> **WHAT YOU ARE ASKED TO DO**
Leaving out every picture, copy the lines of the data exactly, from the first through the line containing "(0,0) rectangle (400,518);".

> **EXTRACTED ENTRIES**
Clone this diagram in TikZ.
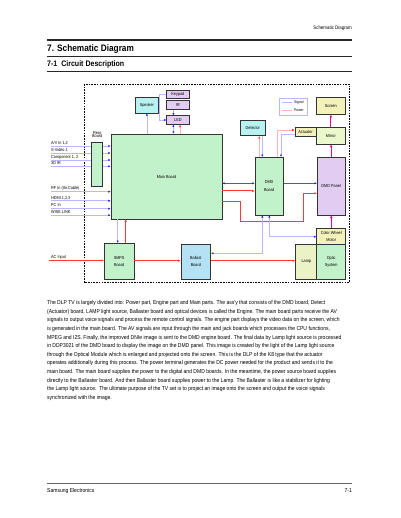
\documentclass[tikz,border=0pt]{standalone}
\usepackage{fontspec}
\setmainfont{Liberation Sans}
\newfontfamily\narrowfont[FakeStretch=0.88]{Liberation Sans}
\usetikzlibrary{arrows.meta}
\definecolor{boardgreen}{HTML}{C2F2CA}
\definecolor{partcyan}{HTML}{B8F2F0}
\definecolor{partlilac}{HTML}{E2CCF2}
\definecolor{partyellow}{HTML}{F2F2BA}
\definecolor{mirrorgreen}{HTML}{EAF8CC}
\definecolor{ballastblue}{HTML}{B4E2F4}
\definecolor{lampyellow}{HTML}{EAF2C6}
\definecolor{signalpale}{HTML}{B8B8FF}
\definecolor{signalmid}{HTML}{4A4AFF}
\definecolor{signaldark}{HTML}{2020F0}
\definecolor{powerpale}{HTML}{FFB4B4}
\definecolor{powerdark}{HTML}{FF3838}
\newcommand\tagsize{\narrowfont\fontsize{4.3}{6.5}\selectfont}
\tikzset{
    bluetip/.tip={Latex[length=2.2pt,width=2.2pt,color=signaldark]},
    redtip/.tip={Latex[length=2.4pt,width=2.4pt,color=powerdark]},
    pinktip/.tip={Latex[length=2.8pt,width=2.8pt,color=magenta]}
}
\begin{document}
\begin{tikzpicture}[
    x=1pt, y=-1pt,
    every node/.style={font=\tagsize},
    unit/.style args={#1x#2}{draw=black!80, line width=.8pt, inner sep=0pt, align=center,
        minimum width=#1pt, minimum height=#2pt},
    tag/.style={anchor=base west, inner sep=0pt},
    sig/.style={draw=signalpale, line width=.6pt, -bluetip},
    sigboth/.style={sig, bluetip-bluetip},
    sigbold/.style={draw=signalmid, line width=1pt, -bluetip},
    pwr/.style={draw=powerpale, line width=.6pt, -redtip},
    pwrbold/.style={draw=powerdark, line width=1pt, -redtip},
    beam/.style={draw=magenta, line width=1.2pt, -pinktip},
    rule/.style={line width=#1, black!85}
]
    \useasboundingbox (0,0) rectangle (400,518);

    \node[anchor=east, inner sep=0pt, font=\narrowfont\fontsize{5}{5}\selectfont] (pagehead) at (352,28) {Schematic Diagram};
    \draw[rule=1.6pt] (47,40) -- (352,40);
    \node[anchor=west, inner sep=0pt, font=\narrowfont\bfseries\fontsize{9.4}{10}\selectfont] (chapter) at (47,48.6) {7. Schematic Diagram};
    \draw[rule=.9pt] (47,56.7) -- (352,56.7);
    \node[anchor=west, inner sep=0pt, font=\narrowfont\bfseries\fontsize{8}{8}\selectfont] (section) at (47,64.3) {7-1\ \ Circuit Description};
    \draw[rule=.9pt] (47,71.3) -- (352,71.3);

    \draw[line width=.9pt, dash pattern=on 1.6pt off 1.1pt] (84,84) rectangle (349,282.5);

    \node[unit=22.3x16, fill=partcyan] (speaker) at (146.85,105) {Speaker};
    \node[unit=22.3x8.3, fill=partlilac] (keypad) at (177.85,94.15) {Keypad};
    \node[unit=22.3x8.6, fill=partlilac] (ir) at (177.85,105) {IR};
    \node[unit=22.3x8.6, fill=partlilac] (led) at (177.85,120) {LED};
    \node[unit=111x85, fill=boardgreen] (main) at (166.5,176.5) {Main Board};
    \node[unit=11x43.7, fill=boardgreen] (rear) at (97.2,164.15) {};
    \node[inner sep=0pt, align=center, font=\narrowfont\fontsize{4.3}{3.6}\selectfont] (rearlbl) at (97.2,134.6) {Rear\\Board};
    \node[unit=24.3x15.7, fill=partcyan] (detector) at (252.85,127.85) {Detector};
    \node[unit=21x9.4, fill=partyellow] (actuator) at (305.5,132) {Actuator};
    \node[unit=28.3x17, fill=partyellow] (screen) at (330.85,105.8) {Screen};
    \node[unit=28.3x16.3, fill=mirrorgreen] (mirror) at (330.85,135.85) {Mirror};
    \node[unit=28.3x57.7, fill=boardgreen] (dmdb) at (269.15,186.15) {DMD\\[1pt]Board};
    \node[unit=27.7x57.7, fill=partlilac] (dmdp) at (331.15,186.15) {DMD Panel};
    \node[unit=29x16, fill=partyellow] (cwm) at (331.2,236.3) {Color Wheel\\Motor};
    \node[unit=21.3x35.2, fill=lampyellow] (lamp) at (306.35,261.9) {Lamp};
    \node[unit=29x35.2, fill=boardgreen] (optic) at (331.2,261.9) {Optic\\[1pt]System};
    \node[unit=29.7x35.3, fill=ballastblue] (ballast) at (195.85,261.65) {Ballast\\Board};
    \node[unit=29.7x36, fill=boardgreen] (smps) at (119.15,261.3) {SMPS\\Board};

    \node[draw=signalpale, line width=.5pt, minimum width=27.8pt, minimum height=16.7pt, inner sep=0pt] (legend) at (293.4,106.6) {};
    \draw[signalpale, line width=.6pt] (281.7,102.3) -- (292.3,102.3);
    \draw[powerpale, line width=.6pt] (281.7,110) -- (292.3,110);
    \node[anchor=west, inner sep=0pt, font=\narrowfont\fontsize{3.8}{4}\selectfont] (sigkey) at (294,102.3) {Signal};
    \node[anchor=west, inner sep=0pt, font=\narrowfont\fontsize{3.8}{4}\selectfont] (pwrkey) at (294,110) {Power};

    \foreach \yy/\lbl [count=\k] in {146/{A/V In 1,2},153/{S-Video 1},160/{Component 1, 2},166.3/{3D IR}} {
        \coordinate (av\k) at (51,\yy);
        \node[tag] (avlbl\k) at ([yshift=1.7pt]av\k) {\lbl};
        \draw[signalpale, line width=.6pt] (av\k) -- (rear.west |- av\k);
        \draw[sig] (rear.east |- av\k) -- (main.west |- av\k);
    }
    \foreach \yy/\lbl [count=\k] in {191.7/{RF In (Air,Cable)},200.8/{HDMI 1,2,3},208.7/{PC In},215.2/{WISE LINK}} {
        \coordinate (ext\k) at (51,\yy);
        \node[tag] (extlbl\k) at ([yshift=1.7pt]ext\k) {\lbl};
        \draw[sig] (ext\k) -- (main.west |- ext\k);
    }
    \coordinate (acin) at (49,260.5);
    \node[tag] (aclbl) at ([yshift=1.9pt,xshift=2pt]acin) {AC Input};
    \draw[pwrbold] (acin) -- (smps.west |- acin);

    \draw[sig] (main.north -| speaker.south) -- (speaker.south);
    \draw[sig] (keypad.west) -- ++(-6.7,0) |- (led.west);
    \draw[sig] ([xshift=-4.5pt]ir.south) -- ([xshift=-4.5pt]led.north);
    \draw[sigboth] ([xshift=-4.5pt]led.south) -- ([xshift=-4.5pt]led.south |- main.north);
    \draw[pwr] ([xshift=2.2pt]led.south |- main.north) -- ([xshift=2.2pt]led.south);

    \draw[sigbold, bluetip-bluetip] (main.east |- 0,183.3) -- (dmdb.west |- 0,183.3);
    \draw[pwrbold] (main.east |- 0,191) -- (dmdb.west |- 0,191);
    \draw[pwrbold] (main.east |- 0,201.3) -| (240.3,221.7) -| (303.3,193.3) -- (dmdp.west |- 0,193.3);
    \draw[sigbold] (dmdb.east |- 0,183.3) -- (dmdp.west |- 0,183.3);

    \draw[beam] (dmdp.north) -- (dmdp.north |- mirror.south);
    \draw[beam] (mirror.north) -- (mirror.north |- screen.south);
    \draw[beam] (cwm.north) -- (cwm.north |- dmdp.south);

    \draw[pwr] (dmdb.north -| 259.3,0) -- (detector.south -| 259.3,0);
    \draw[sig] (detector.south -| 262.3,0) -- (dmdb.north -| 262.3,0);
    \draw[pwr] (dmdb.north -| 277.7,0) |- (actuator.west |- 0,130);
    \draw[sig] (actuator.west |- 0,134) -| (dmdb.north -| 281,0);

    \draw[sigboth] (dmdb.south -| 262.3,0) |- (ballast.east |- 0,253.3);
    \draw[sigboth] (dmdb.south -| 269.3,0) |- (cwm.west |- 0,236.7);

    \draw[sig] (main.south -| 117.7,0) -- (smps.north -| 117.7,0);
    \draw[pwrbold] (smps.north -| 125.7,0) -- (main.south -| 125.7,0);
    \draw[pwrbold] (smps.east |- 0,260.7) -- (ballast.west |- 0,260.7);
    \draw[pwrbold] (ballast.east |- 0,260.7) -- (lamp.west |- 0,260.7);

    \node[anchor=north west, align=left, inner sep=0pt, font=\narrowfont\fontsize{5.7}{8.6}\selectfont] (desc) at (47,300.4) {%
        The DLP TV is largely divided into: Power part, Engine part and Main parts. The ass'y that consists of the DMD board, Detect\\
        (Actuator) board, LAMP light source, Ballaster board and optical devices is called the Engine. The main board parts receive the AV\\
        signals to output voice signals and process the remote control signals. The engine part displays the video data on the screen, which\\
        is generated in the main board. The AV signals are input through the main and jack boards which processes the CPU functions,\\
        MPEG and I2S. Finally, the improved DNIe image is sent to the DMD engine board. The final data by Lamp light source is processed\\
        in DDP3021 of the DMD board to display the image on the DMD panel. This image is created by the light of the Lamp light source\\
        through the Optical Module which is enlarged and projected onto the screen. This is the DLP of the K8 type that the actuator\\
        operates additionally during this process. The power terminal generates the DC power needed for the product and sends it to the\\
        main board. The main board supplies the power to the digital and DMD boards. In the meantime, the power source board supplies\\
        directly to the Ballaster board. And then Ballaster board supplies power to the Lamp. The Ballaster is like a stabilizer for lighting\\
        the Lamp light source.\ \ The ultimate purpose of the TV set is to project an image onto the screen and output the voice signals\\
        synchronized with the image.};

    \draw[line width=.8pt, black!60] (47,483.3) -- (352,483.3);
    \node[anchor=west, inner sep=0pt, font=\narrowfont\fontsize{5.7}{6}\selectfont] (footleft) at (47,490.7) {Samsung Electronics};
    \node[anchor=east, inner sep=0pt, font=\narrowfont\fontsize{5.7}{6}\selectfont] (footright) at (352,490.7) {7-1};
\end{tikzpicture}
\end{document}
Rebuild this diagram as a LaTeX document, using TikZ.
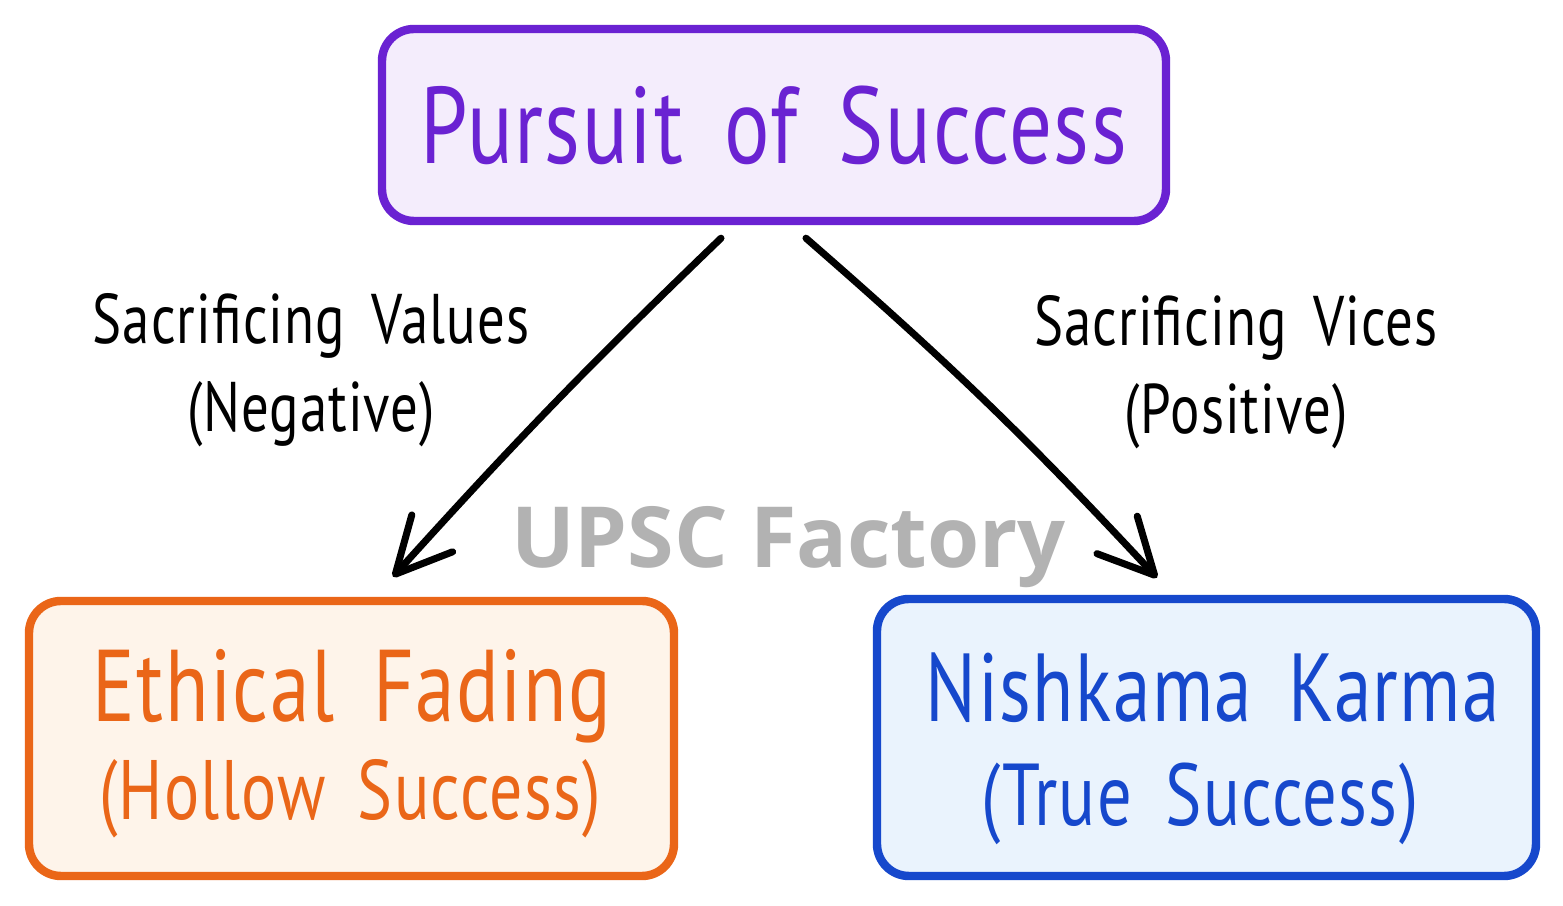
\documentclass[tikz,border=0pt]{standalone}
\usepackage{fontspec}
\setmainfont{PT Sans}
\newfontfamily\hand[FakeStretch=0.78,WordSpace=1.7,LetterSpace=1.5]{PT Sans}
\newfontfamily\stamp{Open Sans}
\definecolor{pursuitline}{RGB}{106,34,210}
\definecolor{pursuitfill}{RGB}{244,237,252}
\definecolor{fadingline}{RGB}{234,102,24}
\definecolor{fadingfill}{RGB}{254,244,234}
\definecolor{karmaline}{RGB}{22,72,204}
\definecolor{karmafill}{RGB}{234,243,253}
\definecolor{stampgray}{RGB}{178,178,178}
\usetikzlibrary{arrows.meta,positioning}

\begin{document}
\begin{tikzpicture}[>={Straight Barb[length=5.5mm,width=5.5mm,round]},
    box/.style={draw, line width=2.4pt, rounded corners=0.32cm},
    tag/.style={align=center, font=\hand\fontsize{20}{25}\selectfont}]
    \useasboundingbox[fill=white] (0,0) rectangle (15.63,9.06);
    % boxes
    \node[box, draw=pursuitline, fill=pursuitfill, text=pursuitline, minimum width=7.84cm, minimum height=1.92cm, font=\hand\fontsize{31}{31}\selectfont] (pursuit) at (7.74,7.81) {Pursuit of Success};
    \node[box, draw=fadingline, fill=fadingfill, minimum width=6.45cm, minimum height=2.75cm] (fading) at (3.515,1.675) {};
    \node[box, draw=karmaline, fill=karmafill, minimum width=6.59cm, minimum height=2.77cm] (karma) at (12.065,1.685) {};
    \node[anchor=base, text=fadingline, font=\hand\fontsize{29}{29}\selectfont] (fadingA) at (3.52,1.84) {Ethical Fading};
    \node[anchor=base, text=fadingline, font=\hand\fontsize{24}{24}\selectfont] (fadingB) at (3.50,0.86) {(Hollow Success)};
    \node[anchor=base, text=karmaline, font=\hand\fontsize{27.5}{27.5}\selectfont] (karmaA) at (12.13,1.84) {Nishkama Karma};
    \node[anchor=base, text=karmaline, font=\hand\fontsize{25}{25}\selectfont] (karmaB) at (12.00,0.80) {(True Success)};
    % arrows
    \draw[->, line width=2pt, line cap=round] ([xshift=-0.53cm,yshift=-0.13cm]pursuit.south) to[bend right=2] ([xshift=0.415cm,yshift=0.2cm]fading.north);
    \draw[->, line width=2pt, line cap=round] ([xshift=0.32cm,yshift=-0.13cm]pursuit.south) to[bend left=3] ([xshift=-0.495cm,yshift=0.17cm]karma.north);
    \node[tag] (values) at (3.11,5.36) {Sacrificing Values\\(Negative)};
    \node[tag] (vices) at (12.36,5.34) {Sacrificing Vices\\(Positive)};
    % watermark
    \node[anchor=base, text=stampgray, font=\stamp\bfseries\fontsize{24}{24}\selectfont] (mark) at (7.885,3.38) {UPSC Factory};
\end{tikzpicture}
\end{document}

> **FINISHED EXERCISE**
Clone this diagram in TikZ.
\documentclass[tikz,border=0pt]{standalone}
\usepackage{fontspec}
\setmainfont{Liberation Sans}
\newfontfamily\narrowfont[FakeStretch=0.88]{Liberation Sans}
\usetikzlibrary{arrows.meta}
\definecolor{boardgreen}{HTML}{C2F2CA}
\definecolor{partcyan}{HTML}{B8F2F0}
\definecolor{partlilac}{HTML}{E2CCF2}
\definecolor{partyellow}{HTML}{F2F2BA}
\definecolor{mirrorgreen}{HTML}{EAF8CC}
\definecolor{ballastblue}{HTML}{B4E2F4}
\definecolor{lampyellow}{HTML}{EAF2C6}
\definecolor{signalpale}{HTML}{B8B8FF}
\definecolor{signalmid}{HTML}{4A4AFF}
\definecolor{signaldark}{HTML}{2020F0}
\definecolor{powerpale}{HTML}{FFB4B4}
\definecolor{powerdark}{HTML}{FF3838}
\newcommand\tagsize{\narrowfont\fontsize{4.3}{6.5}\selectfont}
\tikzset{
    bluetip/.tip={Latex[length=2.2pt,width=2.2pt,color=signaldark]},
    redtip/.tip={Latex[length=2.4pt,width=2.4pt,color=powerdark]},
    pinktip/.tip={Latex[length=2.8pt,width=2.8pt,color=magenta]}
}
\begin{document}
\begin{tikzpicture}[
    x=1pt, y=-1pt,
    every node/.style={font=\tagsize},
    unit/.style args={#1x#2}{draw=black!80, line width=.8pt, inner sep=0pt, align=center,
        minimum width=#1pt, minimum height=#2pt},
    tag/.style={anchor=base west, inner sep=0pt},
    sig/.style={draw=signalpale, line width=.6pt, -bluetip},
    sigboth/.style={sig, bluetip-bluetip},
    sigbold/.style={draw=signalmid, line width=1pt, -bluetip},
    pwr/.style={draw=powerpale, line width=.6pt, -redtip},
    pwrbold/.style={draw=powerdark, line width=1pt, -redtip},
    beam/.style={draw=magenta, line width=1.2pt, -pinktip},
    rule/.style={line width=#1, black!85}
]
    \useasboundingbox (0,0) rectangle (400,518);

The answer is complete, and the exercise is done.